You can save money throughout the year, but the warm temperatures of summer and kids' school vacation or yours call for specific strategies that don't apply in the winter months.
There are some obvious money-conserving strategies that probably have occurred to you already. For example, you could spend your vacation camping in a beautiful state park instead of visiting an expensive city and staying in a pricey hotel. But there are a variety of smaller-scale strategies you can try that will add up, too.
Summer Saving Tips
Stumped for ideas on how to save money when the weather begins to heat up? Here are six low-stress ideas you can use to save money during those warm months of summer:
- Turn off the air conditioning. This tip doesn’t mean you have to suffer through sweltering heat, but you should be aware of the weather so that you can maximize efficiency and save money by using the AC only when needed. For example, if it is going to be a cool night, turn off the air before heading to bed and open a few windows. It can help to have a cross-ventilation setup. To do this, open windows on opposite sides of your home, and set up a fan to exhaust out one window. This window fan pulls the cooler nighttime air into your home while removing warmer, stuffier daytime air.
- Cook outside. Using the stove or baking in the oven can create a lot of excess heat that has nowhere to go except in your house. Consider taking meal plans to the barbecue grill outside so that you can keep your cool inside. A bonus: cooking out turns a plain dinner into a fun picnic.
- Let your laundry dry outside. If you can hang up laundry outside (not every homeowners' association or rental property allows this), let the sun and warm summer breeze do the drying for you. You'll be amazed at how fresh your clothes smell once they've baked in the sun for a while. Even if you can’t hang up clothes outside, try using your dryer on a lower heat setting or only partially drying your shirts and letting them air dry the rest of the way.
- Take advantage of extended evenings. Instead of retiring to the couch to stream a show, use the extended daylight hours to enjoy the great outdoors. You'll save money on electricity by not running the electronics and indoor lights, and get some exercise, too. Use the long days to even engage in some money-producing activity from the gig economy such as driving, walking dogs, serving outside in some a few hours in some capacity. Walk to work or ride your bike instead of driving to the office. The summer weather and the longer daylight are favorable for all these.
- Replace your air conditioner filters. This regular maintenance can be easy to overlook, but a dirty filter can increase your cooling costs. Dirty filters restrict the airflow and the efficiency of the air conditioner, which translates into more run time and higher cooling costs. Filters are cheap, so replace them regularly.

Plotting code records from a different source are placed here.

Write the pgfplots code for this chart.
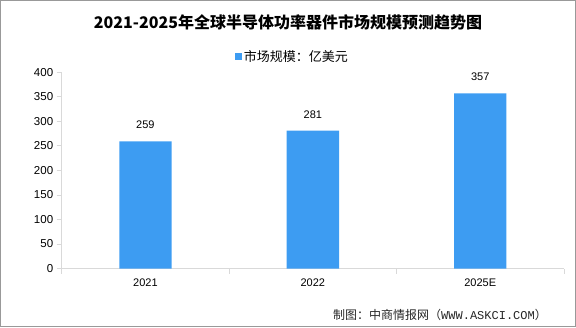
\documentclass[border=0pt]{standalone}
\usepackage{fontspec}
\setmainfont{Liberation Sans}
\newfontfamily\cjk{Noto Sans CJK SC}
\newfontfamily\mono{Liberation Mono}
\usepackage{pgfplots}
\pgfplotsset{compat=1.18}
\definecolor{barblue}{HTML}{3D9CF2}
\definecolor{axgray}{HTML}{D9D9D9}
\begin{document}
\begin{tikzpicture}[x=1pt,y=1pt]
\useasboundingbox (0,0) rectangle (576,327);
\draw[gray!80, line width=1pt] (0.5,0.5) rectangle (575.5,326.5);
\node[font=\cjk\bfseries\fontsize{16}{16}\selectfont] at (288,305) {2021-2025年全球半导体功率器件市场规模预测趋势图};
\node[anchor=west, inner sep=0pt, font=\cjk\fontsize{12}{12}\selectfont, text=black!85] at (333,12) {制图：中商情报网（{\mono WWW.ASKCI.COM}）};
\begin{axis}[
  at={(61.7pt,58.5pt)}, anchor=south west,
  scale only axis, width=502.3pt, height=196.2pt,
  xmin=-0.5, xmax=2.5, ymin=0, ymax=400,
  axis x line*=bottom, axis y line*=left,
  axis line style={axgray, line width=0.8pt, -},
  xtick={0,1,2}, xticklabels={2021,2022,2025E},
  major x tick style={draw=none},
  minor xtick={-0.5,0.5,1.5,2.5},
  minor x tick style={axgray, line width=0.8pt},
  minor tick length=5pt,
  ytick={0,50,...,400},
  y tick style={axgray, line width=0.8pt},
  major tick length=5pt,
  tick align=outside,
  /pgf/number format/assume math mode=true,
  xticklabel style={font=\fontsize{11}{11}\selectfont, yshift=-1.5pt},
  yticklabel style={font=\fontsize{11.5}{11.5}\selectfont},
  legend style={at={(0.459,1.078)}, anchor=center, draw=none, fill=none,
    font=\cjk\fontsize{13}{13}\selectfont, legend columns=1},
  legend image code/.code={\fill[barblue] (0pt,-3.5pt) rectangle (7pt,3.5pt);},
  clip=false,
]
\addplot[ybar, bar width=52.3pt, fill=barblue, draw=none,
  nodes near coords,
  every node near coord/.append style={anchor=center, yshift=16.4pt, font=\fontsize{11}{11}\selectfont, text=black}]
  coordinates {(0,259) (1,281) (2,357)};
\addlegendentry{市场规模：亿美元}
\end{axis}
\end{tikzpicture}
\end{document}
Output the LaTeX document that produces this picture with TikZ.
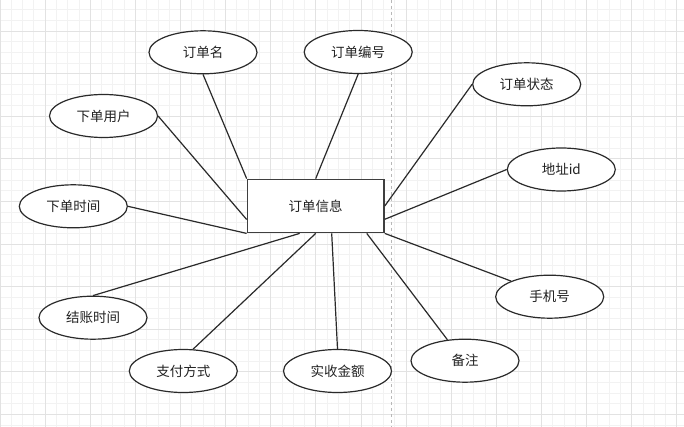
\documentclass[tikz,border=0pt]{standalone}
\usepackage{fontspec}
\newfontfamily\cjk{Noto Sans CJK SC}
\usetikzlibrary{shapes.geometric}
\definecolor{gridminor}{HTML}{F2F2F2}
\definecolor{gridmajor}{HTML}{E2E2E2}
\definecolor{ink}{HTML}{222222}
\definecolor{edgecol}{HTML}{2A2A2A}
\tikzset{
  attr/.style={ellipse, draw=edgecol, line width=1.2pt, fill=white, minimum width=108pt, minimum height=43pt, inner sep=0pt, font=\cjk\fontsize{13.5}{16}\selectfont, text=ink},
  entity/.style={rectangle, draw=edgecol!90!white, line width=1.4pt, fill=white, minimum width=136.7pt, minimum height=53.4pt, inner sep=0pt, font=\cjk\fontsize{13.5}{16}\selectfont, text=ink},
  link/.style={draw=edgecol, line width=1.2pt},
  gminor/.style={draw=gridminor, line width=0.8pt},
  gmajor/.style={draw=gridmajor, line width=0.9pt},
  pagesplit/.style={draw=black!28, line width=0.8pt, dash pattern=on 3pt off 3pt}
}
\begin{document}
\begin{tikzpicture}[x=1pt,y=-1pt]
\useasboundingbox (0,0) rectangle (684,427);
\fill[white] (0,0) rectangle (684,427);
% grid
\foreach \i in {0,...,61} \draw[gminor] ({\i*11.28},0) -- ({\i*11.28},427);
\foreach \j in {0,...,40} \draw[gminor] (0,{9.7+\j*10.65}) -- (684,{9.7+\j*10.65});
\foreach \i in {0,...,15} \draw[gmajor] ({\i*45.12},0) -- ({\i*45.12},427);
\foreach \j in {0,...,9} \draw[gmajor] (0,{31+\j*42.6}) -- (684,{31+\j*42.6});
\draw[pagesplit] (391.5,0) -- (391.5,427);
% nodes
\node[entity] (main) at (315.7,206) {订单信息};
\node[attr] (name) at (203,52.3) {订单名};
\node[attr] (num) at (358.2,52) {订单编号};
\node[attr] (state) at (526.7,84.3) {订单状态};
\node[attr] (addr) at (561.3,169.5) {地址id};
\node[attr] (user) at (103.5,116) {下单用户};
\node[attr] (otime) at (73.3,206.3) {下单时间};
\node[attr] (ptime) at (93,317.7) {结账时间};
\node[attr] (pay) at (183.3,371) {支付方式};
\node[attr] (amount) at (337.5,371) {实收金额};
\node[attr] (note) at (465,360.7) {备注};
\node[attr] (phone) at (549.7,296.7) {手机号};
% connectors
\draw[link] (name.south) -- (main.north west);
\draw[link] (num.south) -- (main.north);
\draw[link] (state.west) -- (main.east);
\draw[link] (addr.west) -- ([yshift=-13.3pt]main.east);
\draw[link] (user.east) -- ([yshift=-13.5pt]main.west);
\draw[link] (otime.east) -- (main.south west);
\draw[link] (ptime.north) -- ([xshift=53pt]main.south west);
\draw[link] (pay.66) -- (main.south);
\draw[link] (amount.north) -- ([xshift=16pt]main.south);
\draw[link] (note.130) -- ([xshift=-18pt]main.south east);
\draw[link] (phone.158) -- (main.south east);
\end{tikzpicture}
\end{document}
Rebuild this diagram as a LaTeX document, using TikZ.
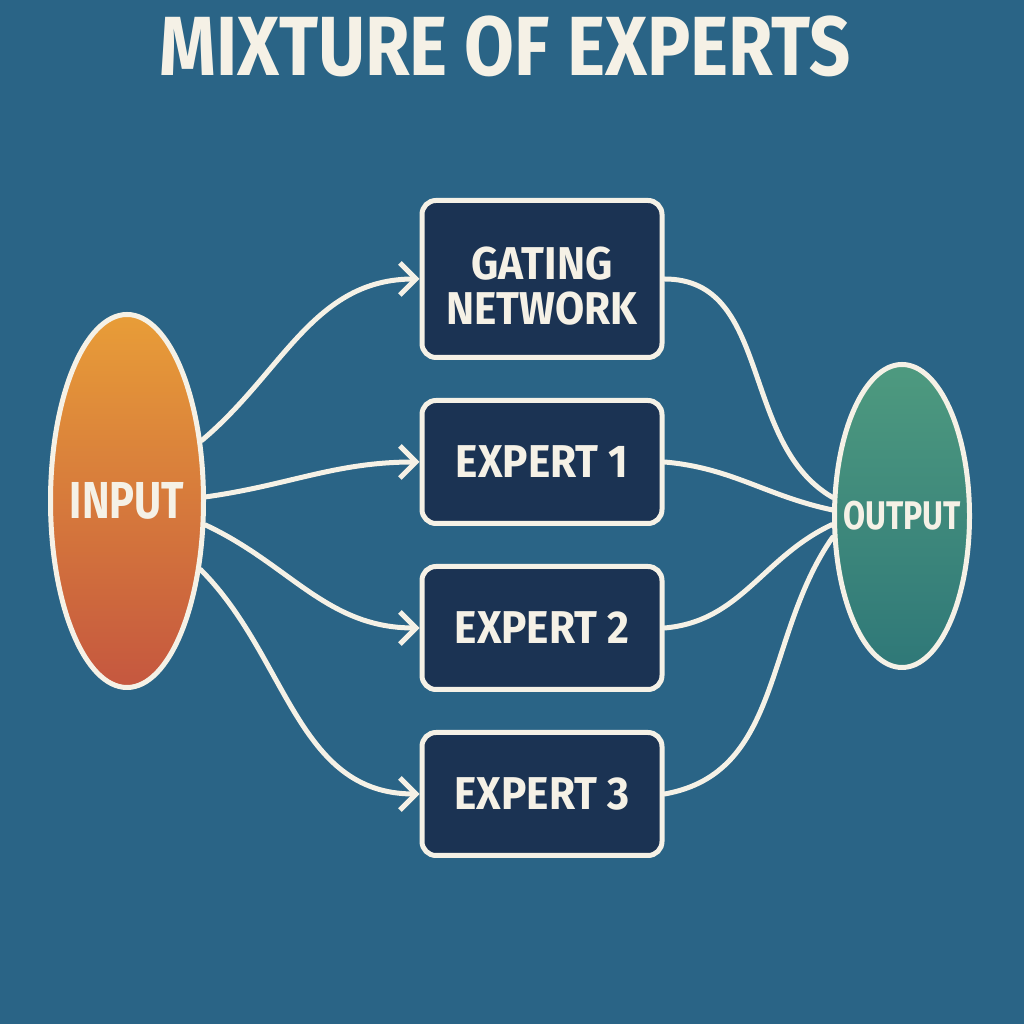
\documentclass[tikz,border=0pt]{standalone}
\usepackage{fontspec}
\setmainfont{Fira Sans}
\newfontfamily\boldcond[FakeStretch=0.92]{Fira Sans Bold}
\newfontfamily\blobcond[FakeStretch=0.8]{Fira Sans Bold}
\newfontfamily\titlecond[FakeStretch=0.86]{Fira Sans Bold}
\usetikzlibrary{
  calc,positioning,
  arrows,arrows.meta,
  shapes.geometric
}

\definecolor{bgblue}{HTML}{2A6486}
\definecolor{navy}{HTML}{1B3353}
\definecolor{cream}{HTML}{F5F1E6}
\definecolor{intop}{HTML}{E89D38}
\definecolor{inbot}{HTML}{C5573F}
\definecolor{outtop}{HTML}{4E9A7F}
\definecolor{outbot}{HTML}{2F7878}

\tikzset{
  box/.style={draw=cream,line width=5pt,fill=navy,rounded corners=14pt,
    minimum width=240pt,minimum height=123pt,align=center,
    text=cream,font=\boldcond\fontsize{46}{45}\selectfont},
  blob/.style={ellipse,draw=cream,line width=5pt,inner ysep=0pt,inner xsep=-14pt,
    text=cream,font=\blobcond\fontsize{52}{56}\selectfont},
  link/.style={cream,line width=5pt,line cap=round},
  feed/.style={link,-{Straight Barb[length=16pt,width=32pt]}}
}

\begin{document}
\begin{tikzpicture}[x=1pt,y=1pt]

\fill[bgblue] (0,0) rectangle (1024,1024);
\useasboundingbox (0,0) rectangle (1024,1024);

% title
\node[text=cream,font=\titlecond\fontsize{84}{88}\selectfont] (title) at (505,978) {MIXTURE OF EXPERTS};

% input and output
\node[blob,minimum width=153pt,minimum height=373pt,top color=intop,bottom color=inbot] (in) at (127,523) {INPUT};
\node[blob,minimum width=135pt,minimum height=303pt,top color=outtop,bottom color=outbot,
  font=\blobcond\fontsize{40}{44}\selectfont] (out) at (902,508) {OUTPUT};

% experts
\node[box,minimum height=157pt] (gate) at (542,745) {\rule{0pt}{46pt}GATING\\NETWORK};
\node[box] (ex1) at (542,562) {EXPERT 1};
\node[box] (ex2) at (542,396) {EXPERT 2};
\node[box] (ex3) at (542,230) {EXPERT 3};

% input -> boxes
\draw[feed] (in.39) to[out=40,in=180] (gate.west);
\draw[feed] (in.3) to[out=8,in=180] (ex1.west);
\draw[feed] (in.-17) to[out=-25,in=180] (ex2.west);
\draw[feed] (in.-43) to[out=-45,in=180] (ex3.west);

% boxes -> output
\draw[link] (gate.east) to[out=0,in=150] (out.165);
\draw[link] (ex1.east) to[out=-5,in=168] (out.175);
\draw[link] (ex2.east) to[out=5,in=205] (out.187);
\draw[link] (ex3.east) to[out=10,in=235] (out.197);
\end{tikzpicture}
\end{document}
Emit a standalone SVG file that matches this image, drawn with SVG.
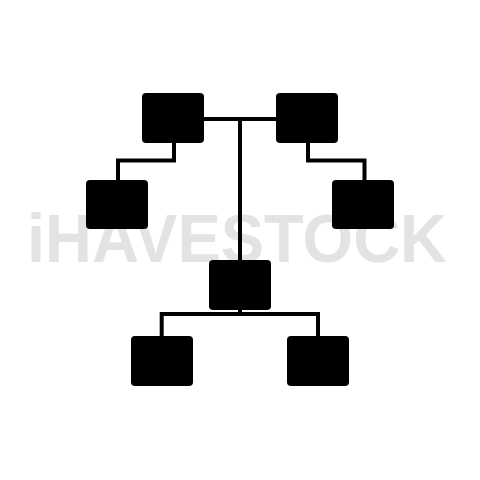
<svg xmlns="http://www.w3.org/2000/svg" width="480" height="480" viewBox="0 0 480 480">
<style>
.n{fill:#000}
.c{fill:none;stroke:#000;stroke-width:4;stroke-linejoin:miter}
.wm{font-family:"Liberation Sans",Arial,sans-serif;font-weight:bold;font-size:68px;fill:#e3e3e3}
</style>
<rect width="480" height="480" fill="#fff"/>
<text class="wm" x="27" y="262" textLength="420" lengthAdjust="spacingAndGlyphs">iHAVESTOCK</text>
<g id="connectors">
<path class="c" d="M204 119H276M240 119V261"/>
<path class="c" d="M174 143V160.5H118V180"/>
<path class="c" d="M308 143V160.5H364.5V180"/>
<path class="c" d="M240 310V314M161.7 336V314H318V336"/>
</g>
<g id="top-left"><rect class="n" x="142" y="93" width="62" height="50" rx="4"/></g>
<g id="top-right"><rect class="n" x="276" y="93" width="62" height="50" rx="4"/></g>
<g id="mid-left"><rect class="n" x="86" y="180" width="62" height="49" rx="4"/></g>
<g id="mid-right"><rect class="n" x="332" y="180" width="62" height="49" rx="4"/></g>
<g id="center"><rect class="n" x="209" y="260" width="62" height="50" rx="4"/></g>
<g id="bottom-left"><rect class="n" x="131" y="336" width="62" height="50" rx="4"/></g>
<g id="bottom-right"><rect class="n" x="287" y="336" width="62" height="50" rx="4"/></g>
</svg>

- Plan ahead for future home and garden projects. As summer begins to wind down, it is a perfect time to be on the lookout for season-ending sales. Landscape plants, tools, and other outdoor project materials tend to go on sale as people begin to look toward autumn and spending less time outside.
Have a Plan for Summer Savings
If you're saving money all summer, that's great, but it's important to have a plan for what you're stashing away. First, figure out what your goals are for saving. Do you want to grow your emergency fund? Save money to make upgrades to your home? Buy a car? Plan a winter vacation somewhere warm?
Setting goals for savings can help you stay motivated to keep saving throughout the summer and beyond. Make sure your goals are specific, realistic, and that you have a clear time frame for reaching them. Using a budgeting app that includes a savings goal tracker can help you monitor your progress.
Next, think about where you want to keep your summer savings. It could be a high-yield savings account, money market account, CD account, or even an individual retirement account. Where you decide to save may tie into your savings goals and when you plan to use the money you're saving.
Savings accounts and money market accounts are liquid, meaning you can withdraw your savings fairly easily if need be. CD accounts are time deposits, which means that if you withdraw funds before your CD matures, you may face a penalty. IRAs are designed for long-term savings, and early withdrawals before age 59½ can trigger a 10% tax penalty. With any savings account, remember to check the fees, minimum balance or minimum deposit requirements, and the interest rate you can earn.
Finally, begin planning for next summer's savings. When fall begins, look back at the different ways you saved money over the summer. Use that as a guide to set new savings goals for the next year and challenge yourself to save even more.